**Given task:** Repeat all the material exactly; pictures stay out of your copy.
----------------------------------------
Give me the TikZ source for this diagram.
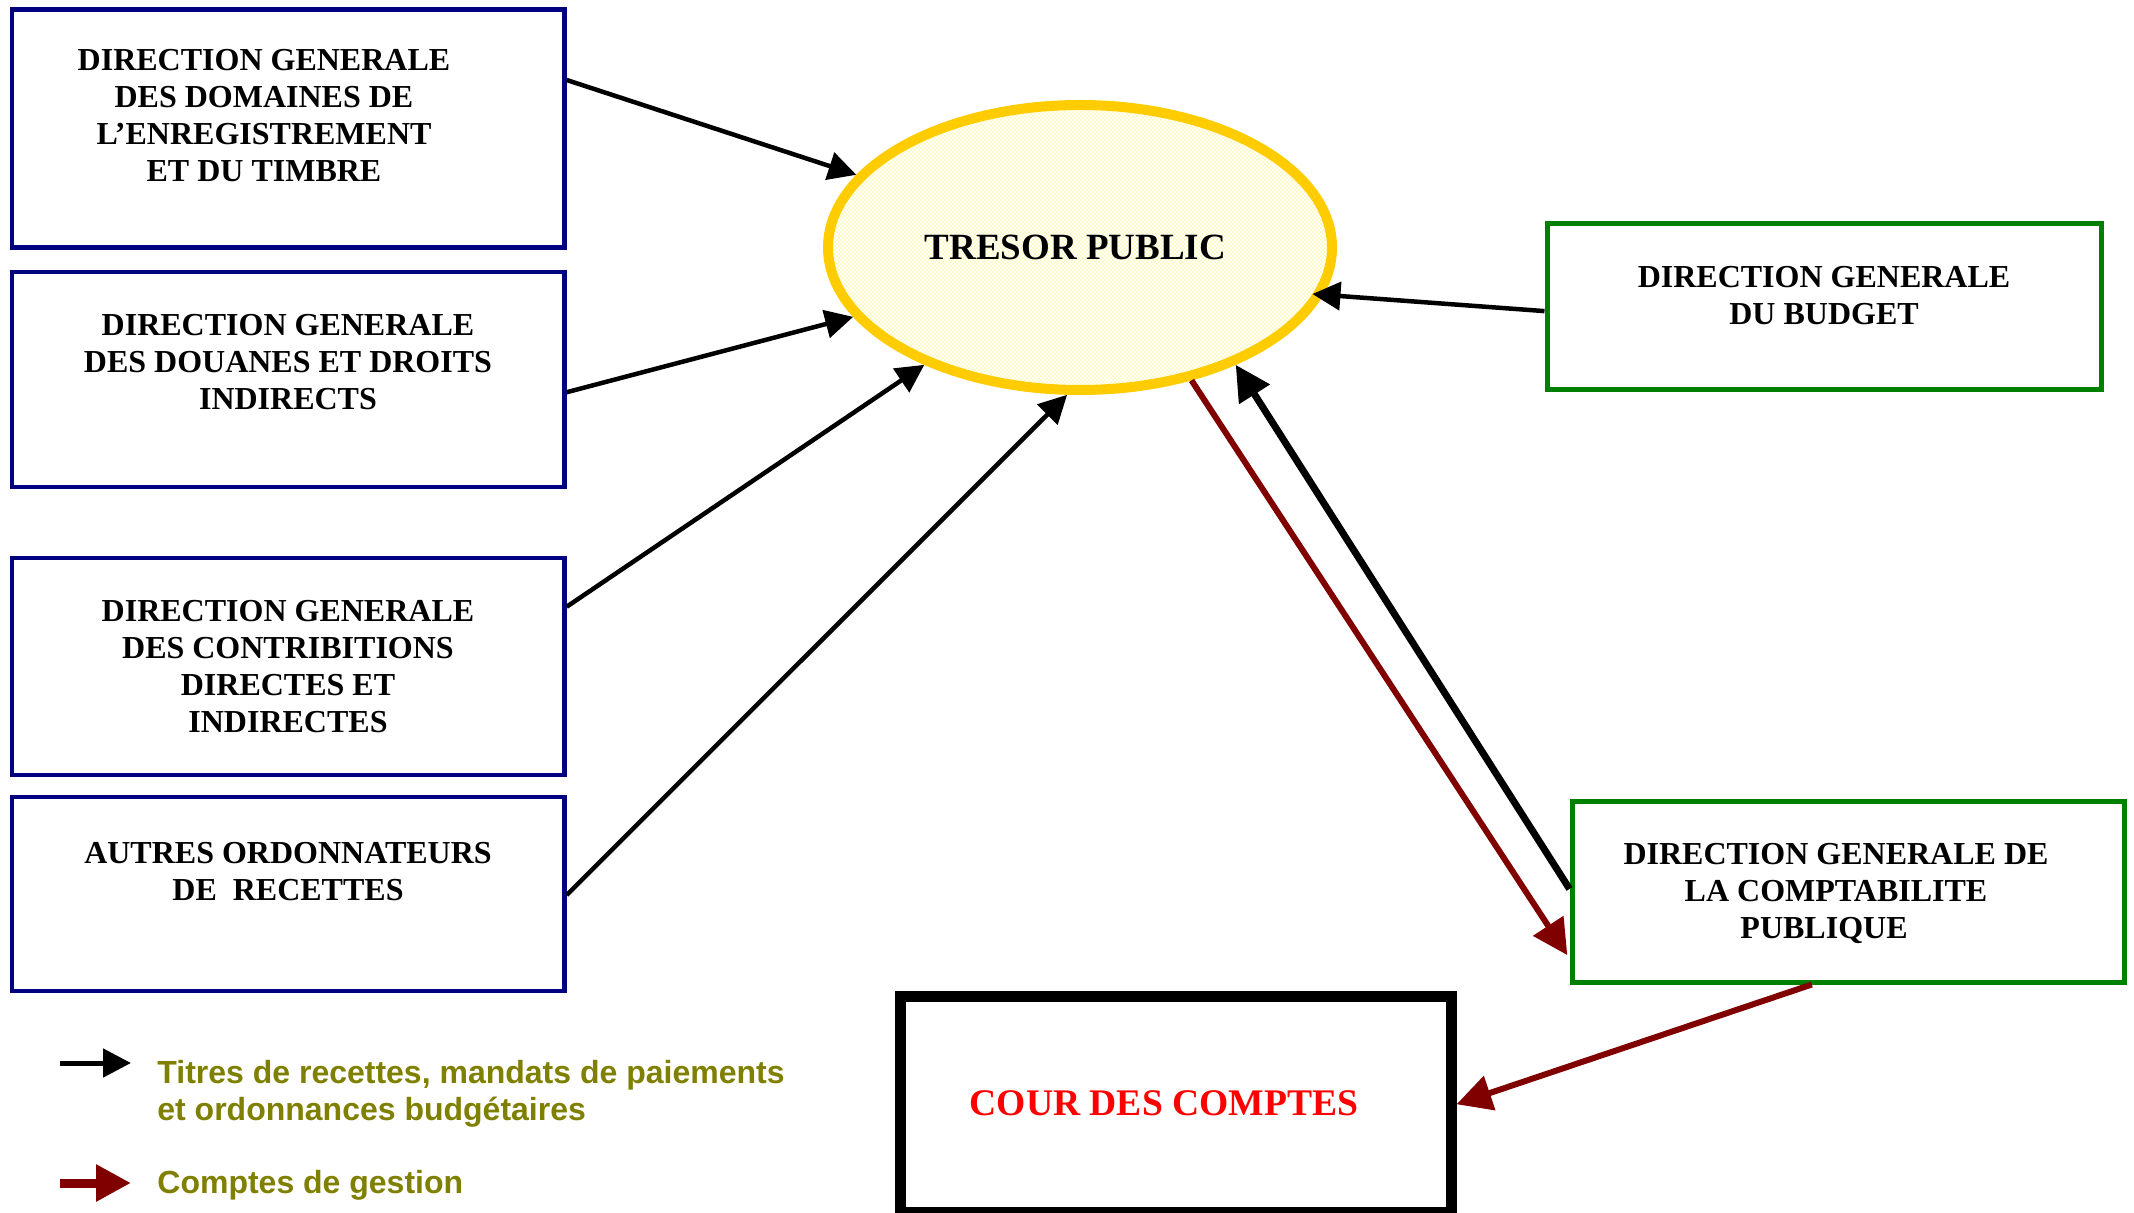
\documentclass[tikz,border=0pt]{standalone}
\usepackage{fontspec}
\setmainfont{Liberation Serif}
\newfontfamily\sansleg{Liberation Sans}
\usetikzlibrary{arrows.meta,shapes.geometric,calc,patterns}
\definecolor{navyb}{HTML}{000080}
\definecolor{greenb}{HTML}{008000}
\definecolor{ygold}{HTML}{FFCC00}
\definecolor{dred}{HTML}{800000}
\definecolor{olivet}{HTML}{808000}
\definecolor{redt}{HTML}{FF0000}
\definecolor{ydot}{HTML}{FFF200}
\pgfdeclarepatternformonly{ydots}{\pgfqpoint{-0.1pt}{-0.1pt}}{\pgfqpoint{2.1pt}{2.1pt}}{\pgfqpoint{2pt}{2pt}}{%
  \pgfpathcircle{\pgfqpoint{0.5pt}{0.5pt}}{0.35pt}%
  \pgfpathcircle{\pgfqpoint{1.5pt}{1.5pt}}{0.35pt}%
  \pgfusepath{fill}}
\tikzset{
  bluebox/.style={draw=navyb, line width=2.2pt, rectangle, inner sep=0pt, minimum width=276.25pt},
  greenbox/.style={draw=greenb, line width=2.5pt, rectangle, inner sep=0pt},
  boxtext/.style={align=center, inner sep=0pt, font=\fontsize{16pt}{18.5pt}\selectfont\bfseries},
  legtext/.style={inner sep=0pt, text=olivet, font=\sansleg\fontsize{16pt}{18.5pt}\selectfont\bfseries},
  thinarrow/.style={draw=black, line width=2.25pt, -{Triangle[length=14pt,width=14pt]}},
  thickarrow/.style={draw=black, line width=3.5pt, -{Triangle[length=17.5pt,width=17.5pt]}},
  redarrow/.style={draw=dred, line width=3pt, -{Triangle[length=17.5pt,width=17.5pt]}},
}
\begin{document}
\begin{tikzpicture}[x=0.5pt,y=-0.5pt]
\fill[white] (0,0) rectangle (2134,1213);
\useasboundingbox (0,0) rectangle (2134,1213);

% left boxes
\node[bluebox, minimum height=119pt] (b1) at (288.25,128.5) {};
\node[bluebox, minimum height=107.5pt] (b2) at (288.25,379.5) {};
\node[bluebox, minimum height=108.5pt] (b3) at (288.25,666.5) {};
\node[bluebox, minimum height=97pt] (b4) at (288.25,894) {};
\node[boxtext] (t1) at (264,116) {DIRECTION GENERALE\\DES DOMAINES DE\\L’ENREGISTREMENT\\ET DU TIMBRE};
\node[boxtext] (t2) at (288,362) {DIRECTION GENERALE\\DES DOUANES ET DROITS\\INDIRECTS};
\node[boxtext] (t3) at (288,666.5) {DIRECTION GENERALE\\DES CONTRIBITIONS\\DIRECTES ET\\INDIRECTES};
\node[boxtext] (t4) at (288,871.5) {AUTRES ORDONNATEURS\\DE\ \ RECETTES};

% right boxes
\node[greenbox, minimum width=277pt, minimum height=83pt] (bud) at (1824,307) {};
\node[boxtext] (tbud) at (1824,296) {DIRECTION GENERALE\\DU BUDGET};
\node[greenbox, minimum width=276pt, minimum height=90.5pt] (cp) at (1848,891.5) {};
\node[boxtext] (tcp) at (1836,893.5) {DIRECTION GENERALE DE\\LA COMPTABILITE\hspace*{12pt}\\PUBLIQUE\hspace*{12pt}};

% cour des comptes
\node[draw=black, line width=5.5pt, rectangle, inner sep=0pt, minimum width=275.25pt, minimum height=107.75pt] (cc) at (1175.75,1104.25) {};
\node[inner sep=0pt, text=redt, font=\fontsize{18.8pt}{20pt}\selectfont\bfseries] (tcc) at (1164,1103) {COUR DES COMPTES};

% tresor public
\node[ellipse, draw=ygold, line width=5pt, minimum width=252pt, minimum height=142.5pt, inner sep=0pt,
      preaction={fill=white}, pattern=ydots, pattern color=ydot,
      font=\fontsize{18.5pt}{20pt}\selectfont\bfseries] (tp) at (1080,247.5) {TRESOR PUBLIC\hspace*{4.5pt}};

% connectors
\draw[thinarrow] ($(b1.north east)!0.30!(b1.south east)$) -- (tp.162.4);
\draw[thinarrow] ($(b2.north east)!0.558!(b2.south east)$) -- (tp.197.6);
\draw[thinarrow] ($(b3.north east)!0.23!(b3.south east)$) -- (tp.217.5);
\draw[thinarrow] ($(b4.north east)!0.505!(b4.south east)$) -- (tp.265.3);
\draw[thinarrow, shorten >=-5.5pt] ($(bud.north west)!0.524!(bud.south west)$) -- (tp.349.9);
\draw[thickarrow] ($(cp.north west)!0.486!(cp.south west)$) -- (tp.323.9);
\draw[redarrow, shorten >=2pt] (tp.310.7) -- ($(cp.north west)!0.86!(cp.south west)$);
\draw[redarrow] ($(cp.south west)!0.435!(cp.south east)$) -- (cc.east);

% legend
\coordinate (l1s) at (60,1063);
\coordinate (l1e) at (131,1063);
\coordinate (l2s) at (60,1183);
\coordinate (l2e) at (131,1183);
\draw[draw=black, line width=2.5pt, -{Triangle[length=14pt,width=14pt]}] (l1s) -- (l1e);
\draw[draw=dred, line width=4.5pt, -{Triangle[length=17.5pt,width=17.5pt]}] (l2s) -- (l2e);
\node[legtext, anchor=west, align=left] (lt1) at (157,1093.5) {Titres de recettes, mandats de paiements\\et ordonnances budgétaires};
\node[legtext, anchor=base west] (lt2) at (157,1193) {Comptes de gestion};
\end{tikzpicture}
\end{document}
----------------------------------------
**Final answer:**
Give me the TikZ source for this diagram.
\documentclass[tikz,border=0pt]{standalone}
\usepackage{fontspec}
\setmainfont{Liberation Serif}
\newfontfamily\sansleg{Liberation Sans}
\usetikzlibrary{arrows.meta,shapes.geometric,calc,patterns}
\definecolor{navyb}{HTML}{000080}
\definecolor{greenb}{HTML}{008000}
\definecolor{ygold}{HTML}{FFCC00}
\definecolor{dred}{HTML}{800000}
\definecolor{olivet}{HTML}{808000}
\definecolor{redt}{HTML}{FF0000}
\definecolor{ydot}{HTML}{FFF200}
\pgfdeclarepatternformonly{ydots}{\pgfqpoint{-0.1pt}{-0.1pt}}{\pgfqpoint{2.1pt}{2.1pt}}{\pgfqpoint{2pt}{2pt}}{%
  \pgfpathcircle{\pgfqpoint{0.5pt}{0.5pt}}{0.35pt}%
  \pgfpathcircle{\pgfqpoint{1.5pt}{1.5pt}}{0.35pt}%
  \pgfusepath{fill}}
\tikzset{
  bluebox/.style={draw=navyb, line width=2.2pt, rectangle, inner sep=0pt, minimum width=276.25pt},
  greenbox/.style={draw=greenb, line width=2.5pt, rectangle, inner sep=0pt},
  boxtext/.style={align=center, inner sep=0pt, font=\fontsize{16pt}{18.5pt}\selectfont\bfseries},
  legtext/.style={inner sep=0pt, text=olivet, font=\sansleg\fontsize{16pt}{18.5pt}\selectfont\bfseries},
  thinarrow/.style={draw=black, line width=2.25pt, -{Triangle[length=14pt,width=14pt]}},
  thickarrow/.style={draw=black, line width=3.5pt, -{Triangle[length=17.5pt,width=17.5pt]}},
  redarrow/.style={draw=dred, line width=3pt, -{Triangle[length=17.5pt,width=17.5pt]}},
}
\begin{document}
\begin{tikzpicture}[x=0.5pt,y=-0.5pt]
\fill[white] (0,0) rectangle (2134,1213);
\useasboundingbox (0,0) rectangle (2134,1213);

% left boxes
\node[bluebox, minimum height=119pt] (b1) at (288.25,128.5) {};
\node[bluebox, minimum height=107.5pt] (b2) at (288.25,379.5) {};
\node[bluebox, minimum height=108.5pt] (b3) at (288.25,666.5) {};
\node[bluebox, minimum height=97pt] (b4) at (288.25,894) {};
\node[boxtext] (t1) at (264,116) {DIRECTION GENERALE\\DES DOMAINES DE\\L’ENREGISTREMENT\\ET DU TIMBRE};
\node[boxtext] (t2) at (288,362) {DIRECTION GENERALE\\DES DOUANES ET DROITS\\INDIRECTS};
\node[boxtext] (t3) at (288,666.5) {DIRECTION GENERALE\\DES CONTRIBITIONS\\DIRECTES ET\\INDIRECTES};
\node[boxtext] (t4) at (288,871.5) {AUTRES ORDONNATEURS\\DE\ \ RECETTES};

% right boxes
\node[greenbox, minimum width=277pt, minimum height=83pt] (bud) at (1824,307) {};
\node[boxtext] (tbud) at (1824,296) {DIRECTION GENERALE\\DU BUDGET};
\node[greenbox, minimum width=276pt, minimum height=90.5pt] (cp) at (1848,891.5) {};
\node[boxtext] (tcp) at (1836,893.5) {DIRECTION GENERALE DE\\LA COMPTABILITE\hspace*{12pt}\\PUBLIQUE\hspace*{12pt}};

% cour des comptes
\node[draw=black, line width=5.5pt, rectangle, inner sep=0pt, minimum width=275.25pt, minimum height=107.75pt] (cc) at (1175.75,1104.25) {};
\node[inner sep=0pt, text=redt, font=\fontsize{18.8pt}{20pt}\selectfont\bfseries] (tcc) at (1164,1103) {COUR DES COMPTES};

% tresor public
\node[ellipse, draw=ygold, line width=5pt, minimum width=252pt, minimum height=142.5pt, inner sep=0pt,
      preaction={fill=white}, pattern=ydots, pattern color=ydot,
      font=\fontsize{18.5pt}{20pt}\selectfont\bfseries] (tp) at (1080,247.5) {TRESOR PUBLIC\hspace*{4.5pt}};

% connectors
\draw[thinarrow] ($(b1.north east)!0.30!(b1.south east)$) -- (tp.162.4);
\draw[thinarrow] ($(b2.north east)!0.558!(b2.south east)$) -- (tp.197.6);
\draw[thinarrow] ($(b3.north east)!0.23!(b3.south east)$) -- (tp.217.5);
\draw[thinarrow] ($(b4.north east)!0.505!(b4.south east)$) -- (tp.265.3);
\draw[thinarrow, shorten >=-5.5pt] ($(bud.north west)!0.524!(bud.south west)$) -- (tp.349.9);
\draw[thickarrow] ($(cp.north west)!0.486!(cp.south west)$) -- (tp.323.9);
\draw[redarrow, shorten >=2pt] (tp.310.7) -- ($(cp.north west)!0.86!(cp.south west)$);
\draw[redarrow] ($(cp.south west)!0.435!(cp.south east)$) -- (cc.east);

% legend
\coordinate (l1s) at (60,1063);
\coordinate (l1e) at (131,1063);
\coordinate (l2s) at (60,1183);
\coordinate (l2e) at (131,1183);
\draw[draw=black, line width=2.5pt, -{Triangle[length=14pt,width=14pt]}] (l1s) -- (l1e);
\draw[draw=dred, line width=4.5pt, -{Triangle[length=17.5pt,width=17.5pt]}] (l2s) -- (l2e);
\node[legtext, anchor=west, align=left] (lt1) at (157,1093.5) {Titres de recettes, mandats de paiements\\et ordonnances budgétaires};
\node[legtext, anchor=base west] (lt2) at (157,1193) {Comptes de gestion};
\end{tikzpicture}
\end{document}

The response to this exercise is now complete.